Set task ▸
Everything from the line containing "Output the Python" down to the line containing "import plotly.graph_objects as go" is to be returned exactly; include both boundary lines and leave out all others.

Start of Exercise material

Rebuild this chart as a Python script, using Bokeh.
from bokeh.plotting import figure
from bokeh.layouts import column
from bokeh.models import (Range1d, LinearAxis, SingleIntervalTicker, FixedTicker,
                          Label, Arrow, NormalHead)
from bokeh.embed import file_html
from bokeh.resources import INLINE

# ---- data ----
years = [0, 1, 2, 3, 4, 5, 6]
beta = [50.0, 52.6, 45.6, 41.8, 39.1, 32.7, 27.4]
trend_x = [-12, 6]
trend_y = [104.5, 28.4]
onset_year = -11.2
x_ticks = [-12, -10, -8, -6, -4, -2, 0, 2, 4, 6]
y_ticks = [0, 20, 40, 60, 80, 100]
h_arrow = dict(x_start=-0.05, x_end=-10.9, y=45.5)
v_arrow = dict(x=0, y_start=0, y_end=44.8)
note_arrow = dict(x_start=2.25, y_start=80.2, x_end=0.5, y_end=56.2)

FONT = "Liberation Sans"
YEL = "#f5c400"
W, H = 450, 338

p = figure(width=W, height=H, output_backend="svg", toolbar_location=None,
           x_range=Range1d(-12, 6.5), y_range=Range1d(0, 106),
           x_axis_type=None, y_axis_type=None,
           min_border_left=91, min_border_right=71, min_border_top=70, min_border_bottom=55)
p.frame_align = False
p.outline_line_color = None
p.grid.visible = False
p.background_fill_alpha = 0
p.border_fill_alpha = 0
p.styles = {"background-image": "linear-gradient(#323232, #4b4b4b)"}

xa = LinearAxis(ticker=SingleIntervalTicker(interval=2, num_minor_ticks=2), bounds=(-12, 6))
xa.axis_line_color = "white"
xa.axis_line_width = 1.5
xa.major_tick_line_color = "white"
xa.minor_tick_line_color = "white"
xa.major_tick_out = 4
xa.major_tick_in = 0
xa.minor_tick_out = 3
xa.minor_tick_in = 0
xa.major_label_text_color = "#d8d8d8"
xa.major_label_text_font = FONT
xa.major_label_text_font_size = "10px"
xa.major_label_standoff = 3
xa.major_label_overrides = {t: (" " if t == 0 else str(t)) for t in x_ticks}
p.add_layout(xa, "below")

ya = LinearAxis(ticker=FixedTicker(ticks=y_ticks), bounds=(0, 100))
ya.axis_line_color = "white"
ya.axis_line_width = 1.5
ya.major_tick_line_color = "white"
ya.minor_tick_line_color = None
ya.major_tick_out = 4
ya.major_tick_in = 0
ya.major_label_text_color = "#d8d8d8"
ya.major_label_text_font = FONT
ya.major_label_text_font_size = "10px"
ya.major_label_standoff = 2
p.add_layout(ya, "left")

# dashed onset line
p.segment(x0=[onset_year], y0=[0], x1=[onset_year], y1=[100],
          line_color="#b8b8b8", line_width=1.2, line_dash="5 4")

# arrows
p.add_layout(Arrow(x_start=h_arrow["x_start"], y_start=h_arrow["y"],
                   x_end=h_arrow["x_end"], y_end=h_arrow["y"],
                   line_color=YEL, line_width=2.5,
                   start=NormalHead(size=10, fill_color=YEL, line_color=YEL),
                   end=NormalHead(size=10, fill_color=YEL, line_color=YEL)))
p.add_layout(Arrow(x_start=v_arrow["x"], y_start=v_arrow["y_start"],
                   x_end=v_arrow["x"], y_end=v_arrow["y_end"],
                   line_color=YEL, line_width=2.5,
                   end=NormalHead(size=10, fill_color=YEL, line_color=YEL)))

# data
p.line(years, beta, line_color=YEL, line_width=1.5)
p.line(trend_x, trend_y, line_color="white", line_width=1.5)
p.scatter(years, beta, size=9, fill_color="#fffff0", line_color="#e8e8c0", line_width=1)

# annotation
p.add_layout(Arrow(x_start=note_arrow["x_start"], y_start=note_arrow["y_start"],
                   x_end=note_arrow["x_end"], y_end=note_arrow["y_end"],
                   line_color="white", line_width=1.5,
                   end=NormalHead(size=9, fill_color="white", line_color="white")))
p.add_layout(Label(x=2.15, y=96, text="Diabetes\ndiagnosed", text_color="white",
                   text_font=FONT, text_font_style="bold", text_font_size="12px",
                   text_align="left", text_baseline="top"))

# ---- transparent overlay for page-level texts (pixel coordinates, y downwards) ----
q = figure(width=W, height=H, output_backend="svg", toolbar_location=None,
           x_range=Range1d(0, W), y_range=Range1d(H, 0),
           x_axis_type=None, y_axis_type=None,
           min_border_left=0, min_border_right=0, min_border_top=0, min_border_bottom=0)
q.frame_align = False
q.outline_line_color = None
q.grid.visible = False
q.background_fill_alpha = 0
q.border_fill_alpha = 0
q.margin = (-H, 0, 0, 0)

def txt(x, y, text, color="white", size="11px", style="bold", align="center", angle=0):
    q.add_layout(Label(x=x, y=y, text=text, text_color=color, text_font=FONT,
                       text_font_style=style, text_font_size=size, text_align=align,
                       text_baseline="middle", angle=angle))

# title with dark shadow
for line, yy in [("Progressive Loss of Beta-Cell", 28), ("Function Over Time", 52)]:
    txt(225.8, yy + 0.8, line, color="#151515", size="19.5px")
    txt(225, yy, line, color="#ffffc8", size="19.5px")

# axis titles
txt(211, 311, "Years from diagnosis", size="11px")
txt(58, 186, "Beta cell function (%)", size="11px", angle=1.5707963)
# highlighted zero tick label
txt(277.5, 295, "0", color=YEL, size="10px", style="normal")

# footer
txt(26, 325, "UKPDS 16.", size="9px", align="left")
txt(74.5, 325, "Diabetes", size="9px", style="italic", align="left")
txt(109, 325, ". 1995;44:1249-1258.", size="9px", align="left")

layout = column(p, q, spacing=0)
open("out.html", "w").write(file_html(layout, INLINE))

End of Exercise material
Start of Exercise material

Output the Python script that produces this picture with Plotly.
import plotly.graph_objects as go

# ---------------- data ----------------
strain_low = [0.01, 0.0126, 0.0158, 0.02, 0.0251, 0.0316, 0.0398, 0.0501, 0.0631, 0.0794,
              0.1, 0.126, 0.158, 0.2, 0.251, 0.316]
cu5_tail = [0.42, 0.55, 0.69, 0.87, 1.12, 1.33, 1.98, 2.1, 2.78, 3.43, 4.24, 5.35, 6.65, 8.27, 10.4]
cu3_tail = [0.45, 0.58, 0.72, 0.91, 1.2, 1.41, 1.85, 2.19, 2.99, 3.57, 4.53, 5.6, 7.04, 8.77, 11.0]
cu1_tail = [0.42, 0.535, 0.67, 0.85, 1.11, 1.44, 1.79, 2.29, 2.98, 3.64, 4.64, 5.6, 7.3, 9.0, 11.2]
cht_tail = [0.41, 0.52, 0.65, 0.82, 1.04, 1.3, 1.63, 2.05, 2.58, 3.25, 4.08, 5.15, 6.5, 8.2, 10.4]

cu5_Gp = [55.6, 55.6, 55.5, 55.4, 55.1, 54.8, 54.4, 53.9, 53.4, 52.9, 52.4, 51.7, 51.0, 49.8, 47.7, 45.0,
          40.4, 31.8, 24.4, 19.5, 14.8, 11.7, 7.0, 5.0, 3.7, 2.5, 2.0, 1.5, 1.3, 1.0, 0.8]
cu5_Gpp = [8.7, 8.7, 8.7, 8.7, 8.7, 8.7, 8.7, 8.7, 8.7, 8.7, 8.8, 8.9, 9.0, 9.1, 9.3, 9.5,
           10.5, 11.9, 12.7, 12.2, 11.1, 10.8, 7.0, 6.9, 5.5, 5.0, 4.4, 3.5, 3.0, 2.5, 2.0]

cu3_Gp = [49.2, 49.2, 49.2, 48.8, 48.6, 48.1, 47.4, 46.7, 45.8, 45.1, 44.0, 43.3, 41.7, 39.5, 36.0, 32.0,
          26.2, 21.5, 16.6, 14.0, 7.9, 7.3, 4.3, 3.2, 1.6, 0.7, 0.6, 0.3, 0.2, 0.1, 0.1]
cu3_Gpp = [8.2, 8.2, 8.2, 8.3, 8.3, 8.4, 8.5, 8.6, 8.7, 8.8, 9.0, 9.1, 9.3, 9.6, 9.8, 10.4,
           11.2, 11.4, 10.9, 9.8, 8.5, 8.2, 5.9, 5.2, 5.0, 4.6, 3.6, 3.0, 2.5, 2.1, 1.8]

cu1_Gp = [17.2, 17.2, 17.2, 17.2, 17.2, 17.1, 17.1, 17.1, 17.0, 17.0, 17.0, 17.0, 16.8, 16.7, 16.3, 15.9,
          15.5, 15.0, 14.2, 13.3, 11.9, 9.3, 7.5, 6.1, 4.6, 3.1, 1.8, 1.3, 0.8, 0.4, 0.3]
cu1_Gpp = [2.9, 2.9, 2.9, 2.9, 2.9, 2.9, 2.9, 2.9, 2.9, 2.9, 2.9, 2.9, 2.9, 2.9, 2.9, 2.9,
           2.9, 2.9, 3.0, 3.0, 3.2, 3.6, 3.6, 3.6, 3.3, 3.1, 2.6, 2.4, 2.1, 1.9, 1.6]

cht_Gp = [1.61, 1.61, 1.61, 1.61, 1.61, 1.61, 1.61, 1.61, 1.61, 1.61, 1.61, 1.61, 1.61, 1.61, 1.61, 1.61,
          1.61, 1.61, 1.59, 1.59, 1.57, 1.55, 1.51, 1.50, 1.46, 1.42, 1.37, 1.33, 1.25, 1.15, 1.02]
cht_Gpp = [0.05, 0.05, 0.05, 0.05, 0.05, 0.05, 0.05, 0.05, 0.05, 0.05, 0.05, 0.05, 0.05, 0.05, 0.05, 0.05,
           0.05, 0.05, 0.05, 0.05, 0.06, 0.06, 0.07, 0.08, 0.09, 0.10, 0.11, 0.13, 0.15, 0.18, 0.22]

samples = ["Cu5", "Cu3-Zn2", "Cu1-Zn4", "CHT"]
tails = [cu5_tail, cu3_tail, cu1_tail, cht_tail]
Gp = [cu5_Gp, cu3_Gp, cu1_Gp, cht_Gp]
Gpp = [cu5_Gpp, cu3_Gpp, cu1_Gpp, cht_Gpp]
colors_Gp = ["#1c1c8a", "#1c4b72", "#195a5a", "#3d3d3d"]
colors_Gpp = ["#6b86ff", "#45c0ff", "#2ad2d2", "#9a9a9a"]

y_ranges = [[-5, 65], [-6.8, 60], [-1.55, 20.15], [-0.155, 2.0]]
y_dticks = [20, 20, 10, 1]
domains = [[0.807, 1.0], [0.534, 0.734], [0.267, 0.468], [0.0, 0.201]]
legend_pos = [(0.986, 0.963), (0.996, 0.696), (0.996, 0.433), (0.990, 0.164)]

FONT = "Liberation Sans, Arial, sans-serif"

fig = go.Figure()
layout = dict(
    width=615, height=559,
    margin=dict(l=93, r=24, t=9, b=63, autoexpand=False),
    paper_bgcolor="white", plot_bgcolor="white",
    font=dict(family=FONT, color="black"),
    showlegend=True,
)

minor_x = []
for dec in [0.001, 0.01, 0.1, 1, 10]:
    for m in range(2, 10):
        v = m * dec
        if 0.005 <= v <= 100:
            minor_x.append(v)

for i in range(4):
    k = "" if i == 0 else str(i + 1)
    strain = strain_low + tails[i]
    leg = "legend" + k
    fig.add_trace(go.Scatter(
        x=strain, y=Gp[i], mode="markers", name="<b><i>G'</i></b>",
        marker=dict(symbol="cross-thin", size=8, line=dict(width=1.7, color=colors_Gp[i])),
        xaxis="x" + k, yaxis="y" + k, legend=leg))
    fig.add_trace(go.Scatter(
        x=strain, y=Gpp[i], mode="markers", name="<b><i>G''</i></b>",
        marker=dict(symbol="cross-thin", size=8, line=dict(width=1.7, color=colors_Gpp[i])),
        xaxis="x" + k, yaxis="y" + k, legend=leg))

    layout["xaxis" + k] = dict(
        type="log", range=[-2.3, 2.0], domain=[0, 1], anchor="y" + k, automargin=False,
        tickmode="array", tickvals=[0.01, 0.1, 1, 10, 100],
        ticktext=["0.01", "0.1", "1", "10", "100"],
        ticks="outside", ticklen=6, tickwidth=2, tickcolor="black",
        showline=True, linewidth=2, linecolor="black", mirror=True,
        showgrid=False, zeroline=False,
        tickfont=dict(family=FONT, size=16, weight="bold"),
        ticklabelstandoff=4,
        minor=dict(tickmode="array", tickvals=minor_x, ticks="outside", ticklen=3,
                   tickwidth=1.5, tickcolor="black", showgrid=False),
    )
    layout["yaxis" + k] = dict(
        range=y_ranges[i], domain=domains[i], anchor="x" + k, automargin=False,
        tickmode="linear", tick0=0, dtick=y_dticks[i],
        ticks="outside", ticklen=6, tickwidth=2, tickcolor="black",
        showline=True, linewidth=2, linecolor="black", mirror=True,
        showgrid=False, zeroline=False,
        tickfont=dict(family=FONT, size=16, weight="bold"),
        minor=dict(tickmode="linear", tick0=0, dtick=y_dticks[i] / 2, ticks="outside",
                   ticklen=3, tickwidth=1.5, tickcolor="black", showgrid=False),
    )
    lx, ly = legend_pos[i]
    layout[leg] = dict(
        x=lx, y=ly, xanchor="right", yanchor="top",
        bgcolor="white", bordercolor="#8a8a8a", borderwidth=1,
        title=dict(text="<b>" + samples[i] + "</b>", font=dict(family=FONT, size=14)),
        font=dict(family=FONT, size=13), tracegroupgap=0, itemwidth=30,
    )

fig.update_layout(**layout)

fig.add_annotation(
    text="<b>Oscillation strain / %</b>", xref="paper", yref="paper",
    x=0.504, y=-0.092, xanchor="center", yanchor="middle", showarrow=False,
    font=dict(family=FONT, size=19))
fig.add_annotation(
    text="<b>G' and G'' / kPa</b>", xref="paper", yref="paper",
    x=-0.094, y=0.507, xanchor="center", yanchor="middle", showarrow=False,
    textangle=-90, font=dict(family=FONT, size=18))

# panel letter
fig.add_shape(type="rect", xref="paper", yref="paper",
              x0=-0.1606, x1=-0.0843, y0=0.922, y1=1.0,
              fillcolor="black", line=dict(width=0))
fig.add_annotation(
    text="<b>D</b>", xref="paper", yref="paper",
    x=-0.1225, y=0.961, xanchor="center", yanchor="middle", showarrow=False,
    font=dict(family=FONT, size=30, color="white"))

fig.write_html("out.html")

End of Exercise material

Result below ▸
Output the Python script that produces this picture with Plotly.
import plotly.graph_objects as go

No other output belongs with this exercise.